MC Você já aprendeu algo com uma resenha de livro ou com um ensaio sobre seu trabalho?
ASP Sempre que são criados com respeito, levo-os em consideração, leio-os com atenção e tomo notas. Mas, se detecto um tom malicioso, rude ou depreciativo – e tenho um bom olho para ver isso acontecer –, paro de ler imediatamente. Aceito críticas, não lições ou ataques.
MC Você considera que é necessária estabilidade emocional para poder escrever? Ou você pode começar a trabalhar independentemente do seu humor?
ASP No meu caso, é importante escrever com uma certa paz e calma. No meio de turbilhões emocionais, faço anotações, mas não sento para escrever. Isso me condiciona demais e não para melhor. Preciso ter emoções digeridas para usá-las como combustível literário. Mas desenvolvo meu trabalho só quando estou em paz.
MC Quão importante é a perspectiva do narrador?
ASP Muito importante. É o que acaba movimentando a história e é o único companheiro do leitor. Não importa se diz a verdade ou mente, ele é o pilar sobre o qual tudo repousa. Não acredito que perspectiva e verdade estejam ligadas; na verdade, narrativas muito interessantes emergem de uma perspectiva enganosa.
MC O mal e a dor são fortes aliados na literatura? Que importância esses dois têm em sua literatura?

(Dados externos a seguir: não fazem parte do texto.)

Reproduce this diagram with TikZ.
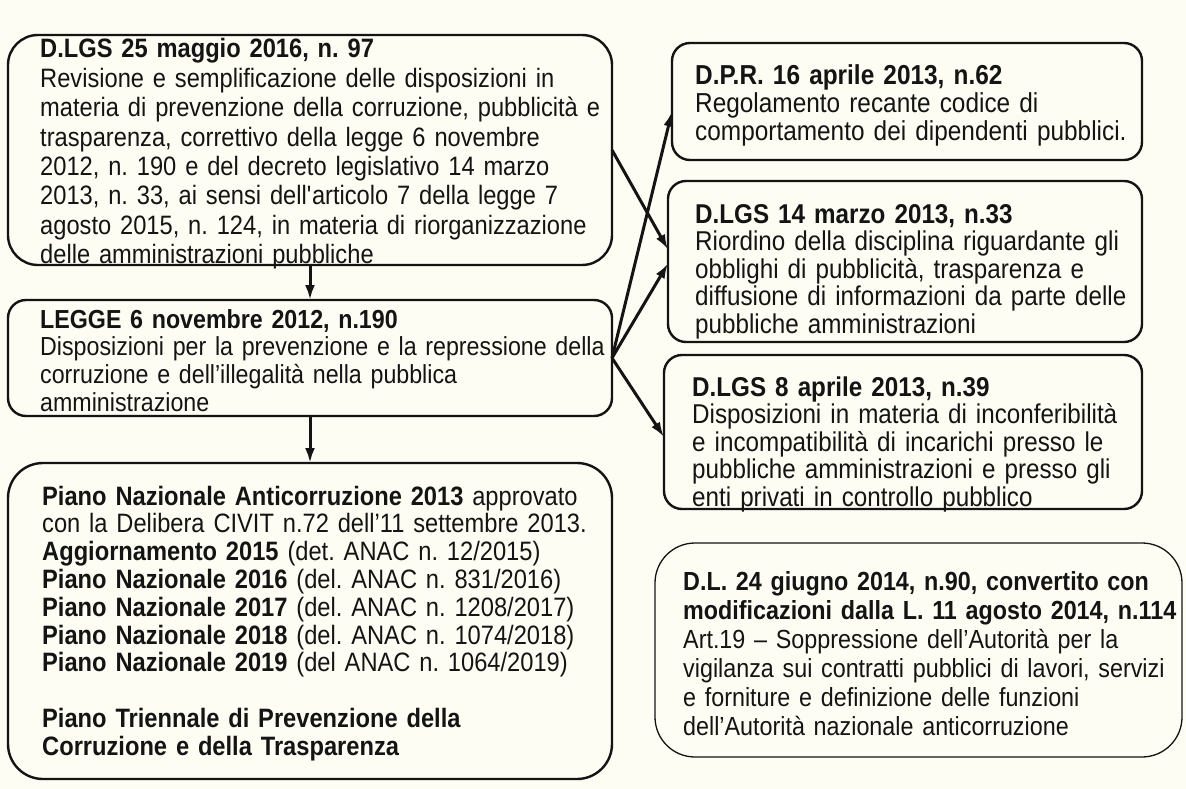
\documentclass[tikz,border=0pt]{standalone}
\usepackage{fontspec}
\setmainfont{Liberation Sans}[FakeStretch=0.89]
\usetikzlibrary{arrows.meta}
\definecolor{bgc}{RGB}{253,253,244}
\definecolor{ink}{RGB}{20,20,20}
\definecolor{headgray}{RGB}{110,110,110}
\frenchspacing
\begin{document}
\begin{tikzpicture}[x=1pt,y=-1pt,
  frame/.style={draw=ink, line width=2.4pt, anchor=north west, inner sep=0pt, outer sep=0pt},
  thinframe/.style={draw=ink, line width=1.3pt, anchor=north west, inner sep=0pt, outer sep=0pt},
  txt/.style={anchor=base west, inner sep=0pt, align=left, text=ink},
  arr/.style={draw=ink, line width=3pt, -{Latex[length=15pt,width=10pt]}},
  garr/.style={draw=ink, line width=3pt, -{Latex[length=15pt,width=10pt,fill=headgray]}}
]
\fill[bgc] (0,0) rectangle (1186,789);
\useasboundingbox (0,0) rectangle (1186,789);

% left column
\node[frame, rounded corners=30pt, minimum width=604pt, minimum height=230pt] (A) at (8,35) {};
\node[txt, text width=575pt, font=\fontsize{26.6}{29.4}\selectfont] (At) at (40,58) {\textbf{D.LGS 25 maggio 2016, n. 97}\\
Revisione e semplificazione delle disposizioni in\\
materia di prevenzione della corruzione, pubblicità e\\
trasparenza, correttivo della legge 6 novembre\\
2012, n. 190 e del decreto legislativo 14 marzo\\
2013, n. 33, ai sensi dell\textquotesingle articolo 7 della legge 7\\
agosto 2015, n. 124, in materia di riorganizzazione\\
delle amministrazioni pubbliche};

\node[frame, rounded corners=18pt, minimum width=604pt, minimum height=116pt] (B) at (8,300) {};
\node[txt, text width=575pt, font=\fontsize{26.1}{27.7}\selectfont] (Bt) at (40,328) {\textbf{LEGGE 6 novembre 2012, n.190}\\
Disposizioni per la prevenzione e la repressione della\\
corruzione e dell’illegalità nella pubblica\\
amministrazione};

\node[frame, rounded corners=35pt, minimum width=604pt, minimum height=316pt] (C) at (8,463) {};
\node[txt, text width=575pt, font=\fontsize{26.6}{27.8}\selectfont] (Ct) at (42,505) {\textbf{Piano Nazionale Anticorruzione 2013} approvato\\
con la Delibera CIVIT n.72 dell’11 settembre 2013.\\
\textbf{Aggiornamento 2015} (det. ANAC n. 12/2015)\\
\textbf{Piano Nazionale 2016} (del. ANAC n. 831/2016)\\
\textbf{Piano Nazionale 2017} (del. ANAC n. 1208/2017)\\
\textbf{Piano Nazionale 2018} (del. ANAC n. 1074/2018)\\
\textbf{Piano Nazionale 2019} (del ANAC n. 1064/2019)\\[27.8pt]
\textbf{Piano Triennale di Prevenzione della}\\
\textbf{Corruzione e della Trasparenza}};

% right column
\node[frame, rounded corners=18pt, minimum width=470pt, minimum height=117pt] (R1) at (672,43) {};
\node[txt, text width=445pt, font=\fontsize{27.4}{28}\selectfont] (R1t) at (695,85) {\textbf{D.P.R. 16 aprile 2013, n.62}\\
Regolamento recante codice di\\
comportamento dei dipendenti pubblici.};

\node[frame, rounded corners=18pt, minimum width=474pt, minimum height=161pt] (R2) at (668,181) {};
\node[txt, text width=445pt, font=\fontsize{27.2}{27.5}\selectfont] (R2t) at (695,223) {\textbf{D.LGS 14 marzo 2013, n.33}\\
Riordino della disciplina riguardante gli\\
obblighi di pubblicità, trasparenza e\\
diffusione di informazioni da parte delle\\
pubbliche amministrazioni};

\node[frame, rounded corners=18pt, minimum width=478pt, minimum height=154pt] (R3) at (664,355) {};
\node[txt, text width=445pt, font=\fontsize{27.2}{27.5}\selectfont] (R3t) at (692,396) {\textbf{D.LGS 8 aprile 2013, n.39}\\
Disposizioni in materia di inconferibilità\\
e incompatibilità di incarichi presso le\\
pubbliche amministrazioni e presso gli\\
enti privati in controllo pubblico};

\node[thinframe, rounded corners=40pt, minimum width=527pt, minimum height=214pt] (R4) at (655,543) {};
\node[txt, text width=505pt, font=\fontsize{26.2}{29}\selectfont] (R4t) at (683,590) {\textbf{D.L. 24 giugno 2014, n.90, convertito con}\\
\textbf{modificazioni dalla L. 11 agosto 2014, n.114}\\
Art.19 – Soppressione dell’Autorità per la\\
vigilanza sui contratti pubblici di lavori, servizi\\
e forniture e definizione delle funzioni\\
dell’Autorità nazionale anticorruzione};

% connectors
\draw[garr] (A.south) -- (B.north);
\draw[arr] (B.south) -- (C.north);
\draw[garr] (A.east) -- ([yshift=12pt]R2.west);
\draw[arr] (B.east) -- ([yshift=-10pt]R1.west);
\draw[arr] (B.east) -- ([yshift=-2pt]R2.west);
\draw[arr] (B.east) -- ([yshift=-5pt]R3.west);
\end{tikzpicture}
\end{document}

ASP Tanto o bem e o prazer, como qualquer emoção ou experiência humana. A literatura prospera com eles. Mas sim, estes dois em especial são muito eficazes na construção de narrativas sugestivas. Sou uma grande leitora de literatura gótica, como por exemplo o irlandês Sheridan Le Fanu e os ingleses Ann Radcliffe, Horace Walpole, que usam a dor e o mal quase de forma satírica ou caricatural. Mergulhar em personagens malignos me traz total liberdade e contar a dor com precisão e delicadeza é o caminho mais elevado para alcançar o poético.